When Andy Wallace left his job in December of 2011, he could have chosen to pay out of pocket in order to keep the health insurance his employer was providing.
But Wallace would have had to pay the full $600 a month to keep it. Instead, he chose to go without coverage.
“I didn’t want to pay more than my mortgage for health care,” he said.
About 200 members of the community, volunteers (such as Wallace), elected officials and health care advocates gathered indoors at Heinz Field on Thursday to speak with experts about enrolling in the Health Insurance Marketplace. The Health Insurance Marketplace is a website that residents of Pennsylvania and more than 30 other states have been able to use since Oct. 1 to register for health insurance under the Patient Protection and Affordable Care Act.
Starting at 4 p.m., 15 certified application counselors answered questions about eligibility, distributed literature and helped individuals register in the marketplace.
Allegheny County Executive Rich Fitzgerald, who spoke at the event, said that in the Pittsburgh region alone, there are 188,000 people who do not have health insurance. In the state of Pennsylvania, there are 1.2 million.
“It’s a lot of us,” he said. “It’s people who go to work every single day and don’t have health care.”
Fitzgerald said that these people will now be eligible for coverage under the Affordable Care Act.
U.S. Secretary of Health and Human Services Kathleen Sebelius spoke at the event. Sebelius said that even though her department has received a large number of complaints from citizens that they were unable to complete registration on the site, she was optimistic.
“Believe me, we’ve had some early glitches,” she said. “But it’s getting better every day.”

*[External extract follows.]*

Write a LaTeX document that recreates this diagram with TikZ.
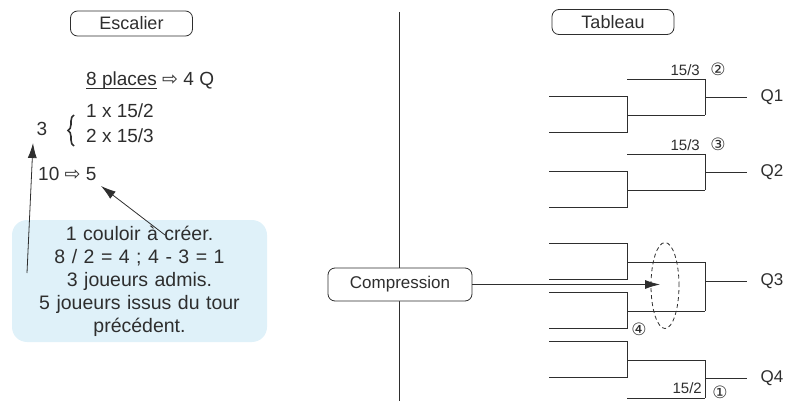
\documentclass[tikz,border=0pt]{standalone}
\usepackage{fontspec}
\setmainfont{Liberation Sans}
\newfontfamily\symbfont{DejaVu Sans}
\usepackage{xcolor}
\usepackage{tikz}
\usetikzlibrary{shapes.geometric, arrows.meta, positioning, decorations.pathreplacing}

\definecolor{notebg}{HTML}{DFF1F9}
\definecolor{ink}{HTML}{2E2E2E}
\newcommand\ulined[1]{\setbox0=\hbox{#1}\rlap{\rule[-2.5pt]{\wd0}{0.7pt}}\box0\relax}

\begin{document}
\begin{tikzpicture}[
    x=1pt, y=-1pt,
    every node/.style={text=ink},
    title/.style={rectangle, draw=ink, line width=0.8pt, rounded corners=7pt, minimum width=122pt, minimum height=25pt, inner sep=0pt, font=\fontsize{18}{21}\selectfont},
    note/.style={rectangle, fill=notebg, rounded corners=15pt, minimum width=255pt, minimum height=122pt, text width=250pt, align=center, inner sep=0pt, font=\fontsize{19.5}{23}\selectfont},
    txt/.style={inner sep=0pt, font=\fontsize{19}{23}\selectfont},
    small/.style={inner sep=0pt, font=\fontsize{15}{17}\selectfont},
    circnum/.style={inner sep=0pt, font=\fontsize{17}{19}\selectfont},
    qlabel/.style={inner sep=0pt, font=\fontsize{17}{19}\selectfont},
    wire/.style={draw=ink, line width=0.8pt},
    arrow/.style={draw=ink, line width=0.8pt, -{Latex[length=15pt, width=9pt]}}
]
    \useasboundingbox (0,0) rectangle (801,401);

    % left half: escalier
    \node (escalier) [title] at (131.5,23.5) {Escalier};
    \node (places) [txt, anchor=base west] at (86,86) {\ulined{8 places} {\symbfont ⇨} 4 Q};
    \node (three) [txt, anchor=base] at (42,136) {3};
    \coordinate (bracebot) at (74,146);
    \coordinate (bracetop) at (74,115);
    \draw [draw=ink, line width=1.6pt, decorate, decoration={brace, amplitude=6pt}] (bracebot) -- (bracetop);
    \node (row1) [txt, anchor=base west] at (86,118) {1 x 15/2};
    \node (row2) [txt, anchor=base west] at (86,143) {2 x 15/3};
    \node (ten) [txt, anchor=base west] at (38,181) {10 {\symbfont ⇨} 5};
    \node (note) [note] at (139.5,281) {1 couloir à créer.\\ 8 / 2 = 4 ; 4 - 3 = 1\\ 3 joueurs admis.\\ 5 joueurs issus du tour\\ précédent.};

    \coordinate (from3) at (27,273);
    \coordinate (to3) at (33,143);
    \coordinate (from5) at (165,235);
    \coordinate (to5) at (101,186);
    \draw [arrow] (from3) -- (to3);
    \draw [arrow] (from5) -- (to5);

    % divider
    \coordinate (divtop) at (399,12);
    \coordinate (divbot) at (399,401);
    \draw [wire] (divtop) -- (divbot);

    % right half: tableau
    \node (tableau) [title] at (613,22) {Tableau};

    \foreach \y in {96,171,243,292,341} {
        \draw [wire] (549,\y) -- (627,\y) -- (627,\y+36) -- (549,\y+36);
        \draw [wire] (627,\y+19) -- (705,\y+19);
    }
    \foreach \y in {79,154,398}
        \draw [wire] (627,\y) -- (705,\y);
    \draw [wire] (705,79) -- (705,115);
    \draw [wire] (705,154) -- (705,190);
    \draw [wire] (705,262) -- (705,311);
    \draw [wire] (705,360) -- (705,398);
    \foreach \y/\q in {97/Q1,172/Q2,281/Q3,378/Q4} {
        \draw [wire] (705,\y) -- (747,\y);
        \node (\q) [qlabel] at (772,\y) {\q};
    }

    \node (s1) [small, anchor=base east] at (700,76) {15/3};
    \node (c2) [circnum] at (718,69) {\symbfont ②};
    \node (s2) [small, anchor=base east] at (700,151) {15/3};
    \node (c3) [circnum] at (718,144) {\symbfont ③};
    \node (c4) [circnum] at (639,329) {\symbfont ④};
    \node (s3) [small, anchor=base east] at (702,393) {15/2};
    \node (c1) [circnum] at (720,392) {\symbfont ①};

    % compression
    \node (compr) [title, fill=white, minimum width=144pt, minimum height=33pt, font=\fontsize{17}{20}\selectfont] at (400,284.5) {Compression};
    \coordinate (target) at (660,284.5);
    \draw [arrow] (compr) -- (target);
    \draw [draw=ink, line width=0.8pt, dash pattern=on 4pt off 3pt] (665,285.5) ellipse [x radius=14pt, y radius=43pt];
\end{tikzpicture}
\end{document}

Mike Murphy, the president of Community College of Allegheny County, also spoke at the event and praised the Affordable Care Act for allowing Americans under the age of 26 to be eligible for coverage under their parents’ insurance plans.
Dan Rooney, the former U.S. ambassador to Ireland and current chairman of the Steelers, agreed with Murphy, remarking that he has nine children.

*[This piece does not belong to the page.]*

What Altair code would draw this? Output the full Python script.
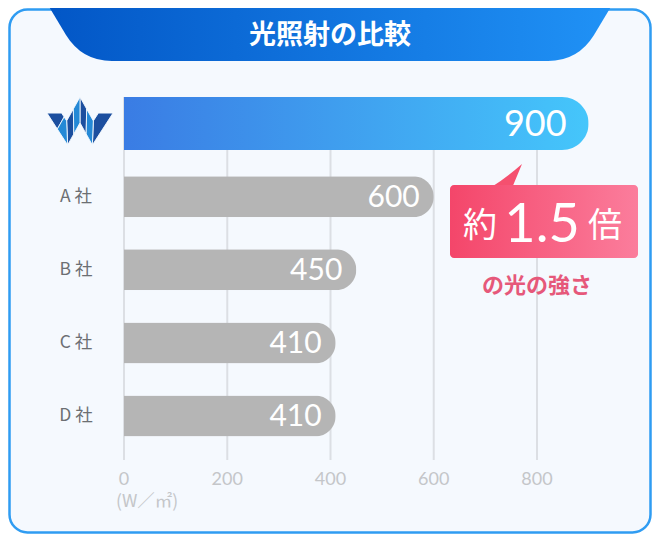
import altair as alt
import pandas as pd
import numpy as np

# ---------------- data ----------------
companies = ["logo", "A 社", "B 社", "C 社", "D 社"]
values = [900, 600, 450, 410, 410]
row_labels = ["", "A 社", "B 社", "C 社", "D 社"]
tick_values = [0, 200, 400, 600, 800]
title_text = "光照射の比較"
unit_text = "(W／㎡)"
callout_prefix = "約"
callout_number = "1.5"
callout_suffix = "倍"
callout_note = "の光の強さ"

main = pd.DataFrame({
    "company": companies,
    "value": values,
    "label": [str(v) for v in values],
    "name": row_labels,
})
ticks = pd.DataFrame({"tick": tick_values, "tlabel": [str(t) for t in tick_values]})
one = pd.DataFrame({"k": [0]})

W_CH, H_CH = 644, 526

# ---------------- helpers (decoration shapes) ----------------
def path_from(cmds, cx, cy, R):
    out = []
    for c in cmds:
        op = c[0]
        if op == "Z":
            out.append("Z")
            continue
        s = op + " " + " ".join(f"{(x - cx) / R:.4f},{(y - cy) / R:.4f}" for (x, y) in c[1:])
        out.append(s)
    return " ".join(out)

def pg(x, y):
    return (x - 8, y - 8)

tab_cmds = [
    ("M", pg(45, 0)),
    ("L", pg(66, 35)),
    ("Q", pg(82, 61), pg(112, 61)),
    ("L", pg(548, 61)),
    ("Q", pg(578, 61), pg(594, 35)),
    ("L", pg(615, 0)),
    ("Z",),
]
tab_cx, tab_cy, tab_R = 322.0, 22.5, 285.0
tab_path = path_from(tab_cmds, tab_cx, tab_cy, tab_R)
tab_size = (2 * tab_R) ** 2

ptr_cmds = [
    ("M", pg(490, 188)),
    ("Q", pg(506, 178), pg(522, 164)),
    ("L", pg(512, 188)),
    ("Z",),
]
ptr_cx, ptr_cy, ptr_R = 498.0, 168.0, 16.0
ptr_path = path_from(ptr_cmds, ptr_cx, ptr_cy, ptr_R)
ptr_size = (2 * ptr_R) ** 2

def unit(v):
    return v / np.linalg.norm(v)

def inter(p, d, q, e):
    A = np.array([d, -e]).T
    t, _ = np.linalg.solve(A, q - p)
    return p + t * d

center_line = [(0, 0), (13, 38), (26, -6), (39, 38), (52, 0)]
Q = [np.array(p, float) for p in center_line]
n = len(Q) - 1
hw = 7.0
dirs = [unit(Q[k + 1] - Q[k]) for k in range(n)]
nrm = [np.array([-d[1], d[0]]) for d in dirs]
H = np.array([1.0, 0.0])
segs = []
for k in range(n):
    sides = []
    for side in (1, -1):
        p = Q[k] + side * nrm[k] * hw
        if k == 0:
            s = inter(p, dirs[k], Q[0], H)
        else:
            s = inter(p, dirs[k], Q[k] + side * nrm[k - 1] * hw, dirs[k - 1])
        if k == n - 1:
            e = inter(p, dirs[k], Q[n], H)
        else:
            e = inter(p, dirs[k], Q[k + 1] + side * nrm[k + 1] * hw, dirs[k + 1])
        sides.append((s, e))
    segs.append(sides)

dark_polys, light_polys = [], []
for k, ((sL, eL), (sR, eR)) in enumerate(segs):
    mL, mR = (sL + eL) / 2, (sR + eR) / 2
    first = [sL, mL, mR, sR]
    second = [mL, eL, eR, mR]
    if k == 3:
        dark_polys.append([sL, eL, eR, sR])
    else:
        dark_polys.append(first)
        light_polys.append(second)

allpts = np.array([p for poly in dark_polys + light_polys for p in poly])
mn, mx = allpts.min(axis=0), allpts.max(axis=0)
tx0, tx1, ty0, ty1 = 47 - 8, 113 - 8, 97 - 8, 145 - 8

def tmap(p):
    return (tx0 + (p[0] - mn[0]) / (mx[0] - mn[0]) * (tx1 - tx0),
            ty0 + (p[1] - mn[1]) / (mx[1] - mn[1]) * (ty1 - ty0))

logo_cx, logo_cy = (tx0 + tx1) / 2, (ty0 + ty1) / 2
logo_R = max(tx1 - tx0, ty1 - ty0) / 2

def poly_path(polys):
    cmds = []
    for poly in polys:
        pts = [tmap(p) for p in poly]
        cmds.append(("M", pts[0]))
        for p in pts[1:]:
            cmds.append(("L", p))
        cmds.append(("Z",))
    return path_from(cmds, logo_cx, logo_cy, logo_R)

dark_path = poly_path(dark_polys)
light_path = poly_path(light_polys)
logo_size = (2 * logo_R) ** 2

# ---------------- scales ----------------
xscale = alt.Scale(domain=[0, 800], range=[116, 529], nice=False, zero=False)
yscale = alt.Scale(type="point", domain=companies, range=[115.5, 408], padding=0)

X = alt.X("value:Q", scale=xscale, axis=None)
Y = alt.Y("company:N", scale=yscale, axis=None)

JP = "Noto Sans CJK JP"
NUM = "Lato"

blue_grad = alt.LinearGradient(
    gradient="linear", x1=0, x2=1, y1=0, y2=0,
    stops=[alt.GradientStop(color="#3a7ce4", offset=0),
           alt.GradientStop(color="#45c6fb", offset=1)],
)
tab_grad = alt.LinearGradient(
    gradient="linear", x1=0, x2=1, y1=0, y2=0,
    stops=[alt.GradientStop(color="#0256c6", offset=0),
           alt.GradientStop(color="#2092f6", offset=1)],
)
pink_grad = alt.LinearGradient(
    gradient="linear", x1=0, x2=1, y1=0, y2=0,
    stops=[alt.GradientStop(color="#f4466a", offset=0),
           alt.GradientStop(color="#fb7d9c", offset=1)],
)

# ---------------- layers ----------------
card = alt.Chart(one).mark_rect(
    cornerRadius=18, fill="#f5f9fe", stroke="#2f9cf2", strokeWidth=2.5
).encode(x=alt.value(1.5), x2=alt.value(W_CH - 1.5), y=alt.value(1.5), y2=alt.value(H_CH - 1.5))

tab = alt.Chart(one).mark_point(
    shape=tab_path, size=tab_size, filled=True, fill=tab_grad, opacity=1, strokeWidth=0
).encode(x=alt.value(tab_cx), y=alt.value(tab_cy))

title = alt.Chart(one).mark_text(
    text=title_text, font=JP, fontSize=27, fontWeight="bold", color="white",
    align="center", baseline="alphabetic"
).encode(x=alt.value(322), y=alt.value(36))

grid = alt.Chart(ticks).mark_rule(color="#dcdfe4", strokeWidth=2).encode(
    x=alt.X("tick:Q", scale=xscale, axis=None), y=alt.value(89), y2=alt.value(452)
)

tick_text = alt.Chart(ticks).mark_text(
    font=NUM, fontSize=18, color="#c4c6c9", align="center", baseline="middle"
).encode(x=alt.X("tick:Q", scale=xscale, axis=None), y=alt.value(472), text="tlabel:N")

unit = alt.Chart(one).mark_text(
    text=unit_text, font=JP, fontSize=17.5, color="#c4c6c9", align="left", baseline="middle"
).encode(x=alt.value(108), y=alt.value(494))

ylab = alt.Chart(main).transform_filter(alt.datum.name != "").mark_text(
    font=JP, fontSize=17.5, color="#6c6f73", align="center", baseline="middle"
).encode(x=alt.value(68), y=Y, text="name:N")

logo_dark = alt.Chart(one).mark_point(
    shape=dark_path, size=logo_size, filled=True, fill="#1c4f9f", opacity=1,
    stroke="#f5f9fe", strokeWidth=0.9
).encode(x=alt.value(logo_cx), y=alt.value(logo_cy))

logo_light = alt.Chart(one).mark_point(
    shape=light_path, size=logo_size, filled=True, fill="#2489d6", opacity=1,
    stroke="#f5f9fe", strokeWidth=0.9
).encode(x=alt.value(logo_cx), y=alt.value(logo_cy))

top_bar = alt.Chart(main).transform_filter(alt.datum.company == "logo").mark_bar(
    size=53, cornerRadiusEnd=26.5, color=blue_grad
).encode(x=X, y=Y)

gray_bars = alt.Chart(main).transform_filter(alt.datum.company != "logo").mark_bar(
    size=41, cornerRadiusEnd=20.5, color="#b5b5b5"
).encode(x=X, y=Y)

top_val = alt.Chart(main).transform_filter(alt.datum.company == "logo").mark_text(
    font=NUM, fontSize=36, color="white", align="right", baseline="middle", dx=-22, dy=1
).encode(x=X, y=Y, text="label:N")

gray_val = alt.Chart(main).transform_filter(alt.datum.company != "logo").mark_text(
    font=NUM, fontSize=30, color="white", align="right", baseline="middle", dx=-14, dy=1
).encode(x=X, y=Y, text="label:N")

pointer = alt.Chart(one).mark_point(
    shape=ptr_path, size=ptr_size, filled=True, fill="#f5506f", opacity=1, strokeWidth=0
).encode(x=alt.value(ptr_cx), y=alt.value(ptr_cy))

callout = alt.Chart(one).mark_rect(cornerRadius=4, fill=pink_grad).encode(
    x=alt.value(442), x2=alt.value(630), y=alt.value(177), y2=alt.value(250)
)

c_pre = alt.Chart(one).mark_text(
    text=callout_prefix, font=JP, fontSize=34, color="white", align="center", baseline="alphabetic"
).encode(x=alt.value(472), y=alt.value(229))

c_num = alt.Chart(one).mark_text(
    text=callout_number, font=NUM, fontSize=54, fontWeight="normal", color="white",
    align="center", baseline="alphabetic"
).encode(x=alt.value(534), y=alt.value(234))

c_suf = alt.Chart(one).mark_text(
    text=callout_suffix, font=JP, fontSize=34, color="white", align="center", baseline="alphabetic"
).encode(x=alt.value(597), y=alt.value(229))

note = alt.Chart(one).mark_text(
    text=callout_note, font=JP, fontSize=22, fontWeight="bold", color="#e6587a",
    align="center", baseline="middle"
).encode(x=alt.value(529), y=alt.value(278))

chart = alt.layer(
    card, tab, title, grid, tick_text, unit, ylab, logo_dark, logo_light,
    top_bar, gray_bars, top_val, gray_val, pointer, callout, c_pre, c_num, c_suf, note
).properties(
    width=W_CH, height=H_CH, padding=0,
    autosize=alt.AutoSizeParams(type="none"),
    background="white",
).configure_view(strokeWidth=0)

chart.save("out.html", embed_options={"renderer": "svg", "actions": False})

“I was fortunate,” he said. “But there are many people in this community who aren’t as fortunate and who aren’t able to help [their children].”
Other politicians and elected officials, including Pennsylvania representatives Erin Molchany, D-Mt. Washington, and Dan Frankel, D-Squirrel Hill, were also present.

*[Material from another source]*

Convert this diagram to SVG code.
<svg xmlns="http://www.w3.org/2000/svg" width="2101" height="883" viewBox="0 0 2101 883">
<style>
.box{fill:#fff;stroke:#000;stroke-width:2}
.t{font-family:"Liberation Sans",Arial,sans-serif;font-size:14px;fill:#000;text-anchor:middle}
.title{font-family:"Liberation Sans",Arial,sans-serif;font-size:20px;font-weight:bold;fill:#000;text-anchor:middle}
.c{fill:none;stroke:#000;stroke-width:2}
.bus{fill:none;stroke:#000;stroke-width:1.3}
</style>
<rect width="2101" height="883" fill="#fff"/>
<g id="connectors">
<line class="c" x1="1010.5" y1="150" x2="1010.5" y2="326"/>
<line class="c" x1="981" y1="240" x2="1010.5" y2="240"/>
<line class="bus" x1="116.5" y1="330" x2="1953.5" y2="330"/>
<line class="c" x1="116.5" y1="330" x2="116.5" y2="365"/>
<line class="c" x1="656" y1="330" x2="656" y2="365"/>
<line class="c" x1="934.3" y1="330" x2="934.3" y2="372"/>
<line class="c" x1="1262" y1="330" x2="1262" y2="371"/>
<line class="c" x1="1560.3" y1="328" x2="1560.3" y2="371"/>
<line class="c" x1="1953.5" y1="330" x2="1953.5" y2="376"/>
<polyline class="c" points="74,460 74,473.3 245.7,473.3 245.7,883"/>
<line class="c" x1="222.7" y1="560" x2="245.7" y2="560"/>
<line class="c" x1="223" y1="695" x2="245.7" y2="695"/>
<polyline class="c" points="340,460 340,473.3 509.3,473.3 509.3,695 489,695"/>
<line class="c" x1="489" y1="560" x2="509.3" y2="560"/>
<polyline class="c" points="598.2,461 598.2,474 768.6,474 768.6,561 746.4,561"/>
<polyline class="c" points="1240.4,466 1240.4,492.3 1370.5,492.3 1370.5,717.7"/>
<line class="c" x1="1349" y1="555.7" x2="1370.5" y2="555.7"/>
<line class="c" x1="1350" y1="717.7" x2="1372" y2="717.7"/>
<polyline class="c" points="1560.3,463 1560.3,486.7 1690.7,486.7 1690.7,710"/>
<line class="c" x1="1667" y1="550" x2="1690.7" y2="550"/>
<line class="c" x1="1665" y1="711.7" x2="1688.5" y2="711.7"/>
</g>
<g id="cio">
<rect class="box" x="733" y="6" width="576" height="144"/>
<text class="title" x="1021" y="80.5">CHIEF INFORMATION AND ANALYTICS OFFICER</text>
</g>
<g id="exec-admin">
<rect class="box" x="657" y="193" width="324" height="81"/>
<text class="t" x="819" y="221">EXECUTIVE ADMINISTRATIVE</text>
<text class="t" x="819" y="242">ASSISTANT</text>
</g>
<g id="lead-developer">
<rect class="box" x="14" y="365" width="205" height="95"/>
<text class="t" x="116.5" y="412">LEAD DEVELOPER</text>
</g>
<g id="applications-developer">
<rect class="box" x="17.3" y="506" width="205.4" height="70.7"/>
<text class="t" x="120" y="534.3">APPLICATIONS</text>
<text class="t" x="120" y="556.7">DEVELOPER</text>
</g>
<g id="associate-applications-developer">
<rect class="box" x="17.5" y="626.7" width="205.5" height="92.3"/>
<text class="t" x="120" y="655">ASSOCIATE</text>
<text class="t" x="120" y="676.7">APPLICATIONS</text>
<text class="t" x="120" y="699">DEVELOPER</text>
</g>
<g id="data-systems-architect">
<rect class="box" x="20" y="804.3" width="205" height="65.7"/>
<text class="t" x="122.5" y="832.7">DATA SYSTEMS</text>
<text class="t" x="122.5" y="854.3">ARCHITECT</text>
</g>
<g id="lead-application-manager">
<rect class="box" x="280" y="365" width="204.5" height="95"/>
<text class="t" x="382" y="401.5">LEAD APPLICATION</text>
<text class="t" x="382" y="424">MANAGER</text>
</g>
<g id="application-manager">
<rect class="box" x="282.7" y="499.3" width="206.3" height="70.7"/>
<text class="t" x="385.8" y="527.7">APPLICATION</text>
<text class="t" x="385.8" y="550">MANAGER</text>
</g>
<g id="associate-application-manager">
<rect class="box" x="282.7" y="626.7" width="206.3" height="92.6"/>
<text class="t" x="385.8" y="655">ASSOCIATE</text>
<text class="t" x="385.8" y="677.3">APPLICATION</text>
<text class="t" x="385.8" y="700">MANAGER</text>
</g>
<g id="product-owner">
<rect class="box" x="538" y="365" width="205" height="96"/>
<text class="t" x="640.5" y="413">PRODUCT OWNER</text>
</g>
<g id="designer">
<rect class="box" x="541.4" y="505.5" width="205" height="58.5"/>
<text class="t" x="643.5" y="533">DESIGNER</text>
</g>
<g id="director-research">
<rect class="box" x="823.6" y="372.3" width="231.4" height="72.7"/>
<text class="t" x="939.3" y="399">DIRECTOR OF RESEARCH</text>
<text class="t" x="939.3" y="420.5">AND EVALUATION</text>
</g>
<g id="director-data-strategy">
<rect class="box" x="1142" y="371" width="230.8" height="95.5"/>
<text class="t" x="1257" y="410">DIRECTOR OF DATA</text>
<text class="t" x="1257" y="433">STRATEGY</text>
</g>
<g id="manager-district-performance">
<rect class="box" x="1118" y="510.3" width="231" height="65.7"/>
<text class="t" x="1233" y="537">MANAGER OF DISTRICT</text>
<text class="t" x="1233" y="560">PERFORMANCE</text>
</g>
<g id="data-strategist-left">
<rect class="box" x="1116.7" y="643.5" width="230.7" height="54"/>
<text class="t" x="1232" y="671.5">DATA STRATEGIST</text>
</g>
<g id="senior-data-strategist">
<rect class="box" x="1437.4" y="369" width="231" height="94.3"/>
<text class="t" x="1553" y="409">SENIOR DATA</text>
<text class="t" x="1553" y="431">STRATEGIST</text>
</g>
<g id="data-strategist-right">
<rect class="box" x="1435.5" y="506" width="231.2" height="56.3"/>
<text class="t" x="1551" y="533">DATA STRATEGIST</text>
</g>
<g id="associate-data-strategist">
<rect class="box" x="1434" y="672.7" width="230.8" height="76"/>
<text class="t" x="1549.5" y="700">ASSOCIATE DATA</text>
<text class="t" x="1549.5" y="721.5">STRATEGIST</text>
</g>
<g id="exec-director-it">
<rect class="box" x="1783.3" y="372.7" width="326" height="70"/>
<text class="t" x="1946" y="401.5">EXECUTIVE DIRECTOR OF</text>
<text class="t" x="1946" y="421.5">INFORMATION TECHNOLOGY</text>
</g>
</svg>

Under the Affordable Care Act, those who do not have health insurance after Jan. 1, 2014, could be subject to penalties.
When Wallace, 34, of Dormont, Pa., left the tech company that he worked for until December 2011, he had the option of remaining on his employer’s health plan under the Consolidated Omnibus Budget Reconciliation Act.
The act, also known as COBRA, allows employees who leave companies to stay on their employers’ plans for a limited amount of time. The former employee has to cover the whole cost of the plan, rather than sharing the costs with the employer.
Wallace’s girlfriend, 29-year-old Stephany Conard, was also volunteering Thursday afternoon and registered on the marketplace when Wallace did in order to find more affordable coverage.
She has been on COBRA ever since she was laid off from her job at a real estate appraisal company in September.
Although her health insurance only cost her about $120 a month while she was working, about a quarter of her unemployment benefits go toward paying for health insurance.
“I’m under 30,” said Conard, who graduated from Pitt in 2007. “I don’t smoke. I have no pre-existing condition. And still I’m paying $400 a month for COBRA.”
Wallace, who earns about $70,000 a year as a self-employed IT consultant, falls above the cut-off for government subsidies to help pay his premium, which is set at 400 percent of the federal poverty line, or about $45,000.
He said that he still wanted to know the options for coverage under the new legislation, since he currently has no health insurance.
Wallace’s and Conard’s applications on the marketplace are currently pending, and they are not sure what the plans that are available to them though the Affordable Care Act will cost. They said that a certified application counselor told them it could take about a week before the site processed their applications.
Wallace said that when he registered on the marketplace, he occasionally had to refresh the page to get the site to load correctly so that he could complete the application. The whole process took him about 10 to 15 minutes.
Joanne Grossi, the regional director of the U.S. Department of Health and Human Services for the area that includes the state of Pennsylvania, said members of the public have complained about difficulties they’ve encountered in registering, but the department is working around the clock to fix the glitches.
Grossi was not sure how many people registered at the event, but as of Saturday, the website had more than 8 million visitors.
She said that the federal government is working to increase the number of servers available.
“It was literally five times as many people as we thought [we were going to have] who logged onto the site,” Grossi said. “That was part of the problem.”